## start

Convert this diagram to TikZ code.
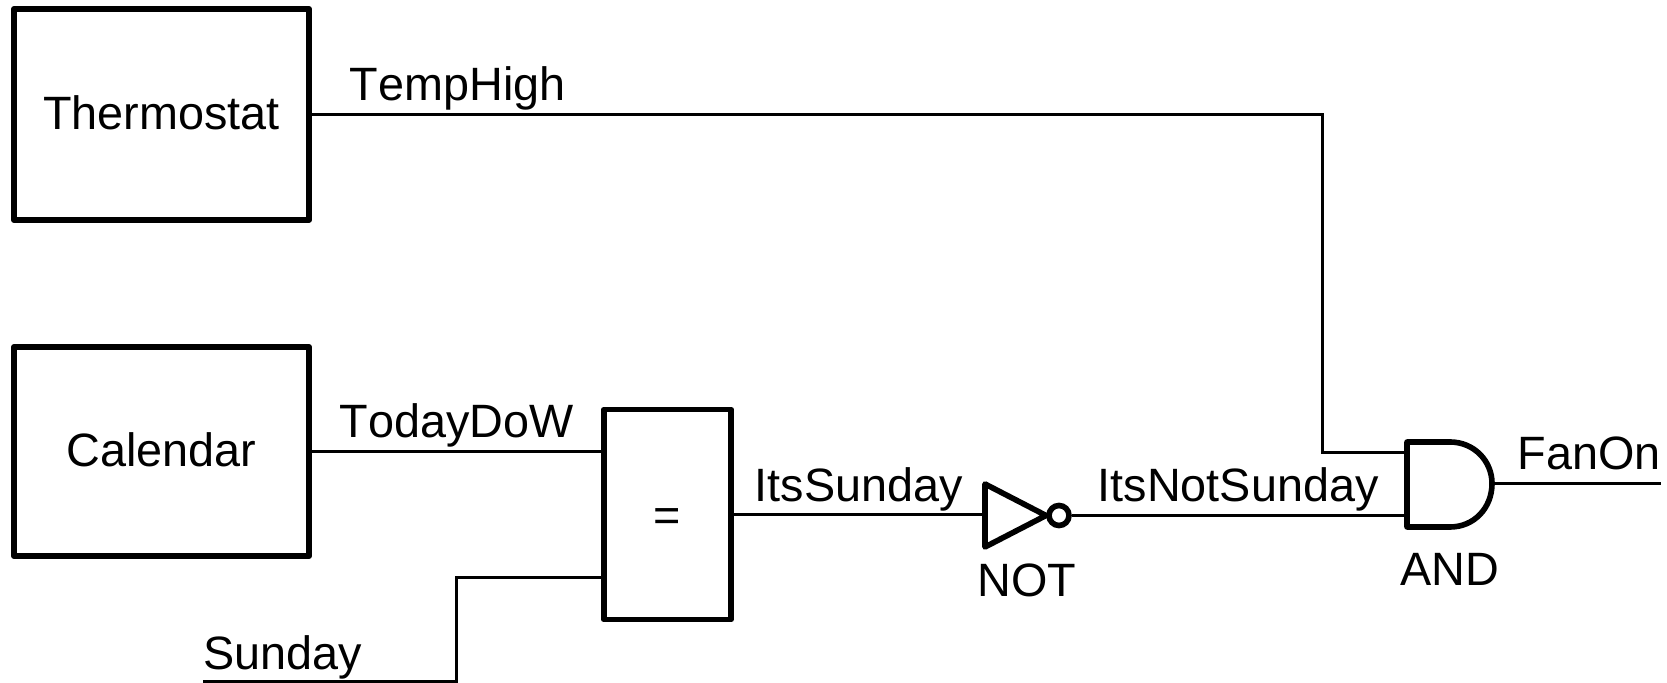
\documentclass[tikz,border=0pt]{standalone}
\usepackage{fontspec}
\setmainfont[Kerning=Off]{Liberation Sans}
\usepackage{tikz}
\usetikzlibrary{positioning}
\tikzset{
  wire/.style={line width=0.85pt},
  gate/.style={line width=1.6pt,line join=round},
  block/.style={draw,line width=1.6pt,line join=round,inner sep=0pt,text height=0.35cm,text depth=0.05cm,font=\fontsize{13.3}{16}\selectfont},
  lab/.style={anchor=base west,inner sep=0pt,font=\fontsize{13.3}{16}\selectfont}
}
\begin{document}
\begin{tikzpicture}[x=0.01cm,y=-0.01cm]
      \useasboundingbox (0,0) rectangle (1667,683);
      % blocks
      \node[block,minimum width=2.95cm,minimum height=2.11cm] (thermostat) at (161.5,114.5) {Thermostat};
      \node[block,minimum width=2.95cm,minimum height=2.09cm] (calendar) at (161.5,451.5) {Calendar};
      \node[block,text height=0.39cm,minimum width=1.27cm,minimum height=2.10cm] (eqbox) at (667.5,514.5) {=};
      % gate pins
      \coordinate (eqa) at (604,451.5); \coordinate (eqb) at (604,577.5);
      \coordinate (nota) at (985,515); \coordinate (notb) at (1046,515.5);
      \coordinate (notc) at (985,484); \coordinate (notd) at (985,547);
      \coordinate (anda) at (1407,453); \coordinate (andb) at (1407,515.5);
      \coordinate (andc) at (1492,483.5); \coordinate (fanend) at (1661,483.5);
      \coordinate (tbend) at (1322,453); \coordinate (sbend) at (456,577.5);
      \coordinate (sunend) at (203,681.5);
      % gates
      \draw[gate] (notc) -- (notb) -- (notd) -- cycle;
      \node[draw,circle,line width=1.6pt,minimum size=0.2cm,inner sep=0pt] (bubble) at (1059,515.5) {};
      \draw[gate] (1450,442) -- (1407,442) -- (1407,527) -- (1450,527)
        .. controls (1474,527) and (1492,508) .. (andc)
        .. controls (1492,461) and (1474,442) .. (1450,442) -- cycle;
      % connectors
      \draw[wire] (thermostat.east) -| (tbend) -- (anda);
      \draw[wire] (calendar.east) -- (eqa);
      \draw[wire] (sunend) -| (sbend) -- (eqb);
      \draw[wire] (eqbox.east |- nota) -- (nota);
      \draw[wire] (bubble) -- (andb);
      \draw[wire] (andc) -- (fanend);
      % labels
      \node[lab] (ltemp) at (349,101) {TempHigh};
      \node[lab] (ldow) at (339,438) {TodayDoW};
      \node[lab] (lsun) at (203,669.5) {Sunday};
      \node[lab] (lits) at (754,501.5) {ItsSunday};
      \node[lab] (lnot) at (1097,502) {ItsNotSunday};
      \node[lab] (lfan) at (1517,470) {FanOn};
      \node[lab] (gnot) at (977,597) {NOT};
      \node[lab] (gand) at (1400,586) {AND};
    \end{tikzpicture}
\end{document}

## end

**Stated task**
Output the data above without changes, apart from leaving out the pictures.

**Result of the exercise**
Convert this diagram to TikZ code.
\documentclass[tikz,border=0pt]{standalone}
\usepackage{fontspec}
\setmainfont[Kerning=Off]{Liberation Sans}
\usepackage{tikz}
\usetikzlibrary{positioning}
\tikzset{
  wire/.style={line width=0.85pt},
  gate/.style={line width=1.6pt,line join=round},
  block/.style={draw,line width=1.6pt,line join=round,inner sep=0pt,text height=0.35cm,text depth=0.05cm,font=\fontsize{13.3}{16}\selectfont},
  lab/.style={anchor=base west,inner sep=0pt,font=\fontsize{13.3}{16}\selectfont}
}
\begin{document}
\begin{tikzpicture}[x=0.01cm,y=-0.01cm]
      \useasboundingbox (0,0) rectangle (1667,683);
      % blocks
      \node[block,minimum width=2.95cm,minimum height=2.11cm] (thermostat) at (161.5,114.5) {Thermostat};
      \node[block,minimum width=2.95cm,minimum height=2.09cm] (calendar) at (161.5,451.5) {Calendar};
      \node[block,text height=0.39cm,minimum width=1.27cm,minimum height=2.10cm] (eqbox) at (667.5,514.5) {=};
      % gate pins
      \coordinate (eqa) at (604,451.5); \coordinate (eqb) at (604,577.5);
      \coordinate (nota) at (985,515); \coordinate (notb) at (1046,515.5);
      \coordinate (notc) at (985,484); \coordinate (notd) at (985,547);
      \coordinate (anda) at (1407,453); \coordinate (andb) at (1407,515.5);
      \coordinate (andc) at (1492,483.5); \coordinate (fanend) at (1661,483.5);
      \coordinate (tbend) at (1322,453); \coordinate (sbend) at (456,577.5);
      \coordinate (sunend) at (203,681.5);
      % gates
      \draw[gate] (notc) -- (notb) -- (notd) -- cycle;
      \node[draw,circle,line width=1.6pt,minimum size=0.2cm,inner sep=0pt] (bubble) at (1059,515.5) {};
      \draw[gate] (1450,442) -- (1407,442) -- (1407,527) -- (1450,527)
        .. controls (1474,527) and (1492,508) .. (andc)
        .. controls (1492,461) and (1474,442) .. (1450,442) -- cycle;
      % connectors
      \draw[wire] (thermostat.east) -| (tbend) -- (anda);
      \draw[wire] (calendar.east) -- (eqa);
      \draw[wire] (sunend) -| (sbend) -- (eqb);
      \draw[wire] (eqbox.east |- nota) -- (nota);
      \draw[wire] (bubble) -- (andb);
      \draw[wire] (andc) -- (fanend);
      % labels
      \node[lab] (ltemp) at (349,101) {TempHigh};
      \node[lab] (ldow) at (339,438) {TodayDoW};
      \node[lab] (lsun) at (203,669.5) {Sunday};
      \node[lab] (lits) at (754,501.5) {ItsSunday};
      \node[lab] (lnot) at (1097,502) {ItsNotSunday};
      \node[lab] (lfan) at (1517,470) {FanOn};
      \node[lab] (gnot) at (977,597) {NOT};
      \node[lab] (gand) at (1400,586) {AND};
    \end{tikzpicture}
\end{document}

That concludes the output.